FXStreet (Guatemala) – USD/JPY bulls have shown some intent taking the price to new highs for the last couple of sessions and recovering in style from the opening lows of 120.09.
A rally took the major from 120.24 to score 120.55 so far as Tokyo gets going. There is still some work to do to get into more positive territory above 120.85 and cloud base resistance, but bulls are making a base here through the 20 hourly SMA for a good start for the week.
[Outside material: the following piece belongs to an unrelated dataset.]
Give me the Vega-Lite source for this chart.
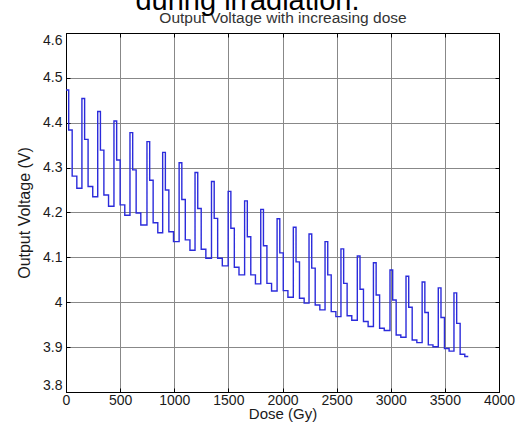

However, there are little fundamentals to crystalise the bullish case this week as markets remain illiquid in the countdown to year end and it will be the start of 2016 that full markets return and adopt a theme one way or the other, most likely fixating on the divergences between the Fed and BoJ and whether that divergence can be extended so soon in Q1 to break out of the familiar ranges and away from the cluster of daily MA’s at this juncture.
USD/JPY levels
Technically, the price is still below the cluster of MA’s on the daily chart and until a break of the 200 DMA at 121.59, the bias remains to the downside in a yen positive environment. The base of the cloud on the bid at 120.85 is first key area on the upside case.
The recent rejection of resistance offered by the 123.77 recent high left the pair in the hands of the bears all the way to recent lows of 120.09. On lower attempts, the 119.11 2012-2015 uptrend is key. While, a continuation of the upside has 123.77 on the wide and this is guarding 125.00/28 (the August high).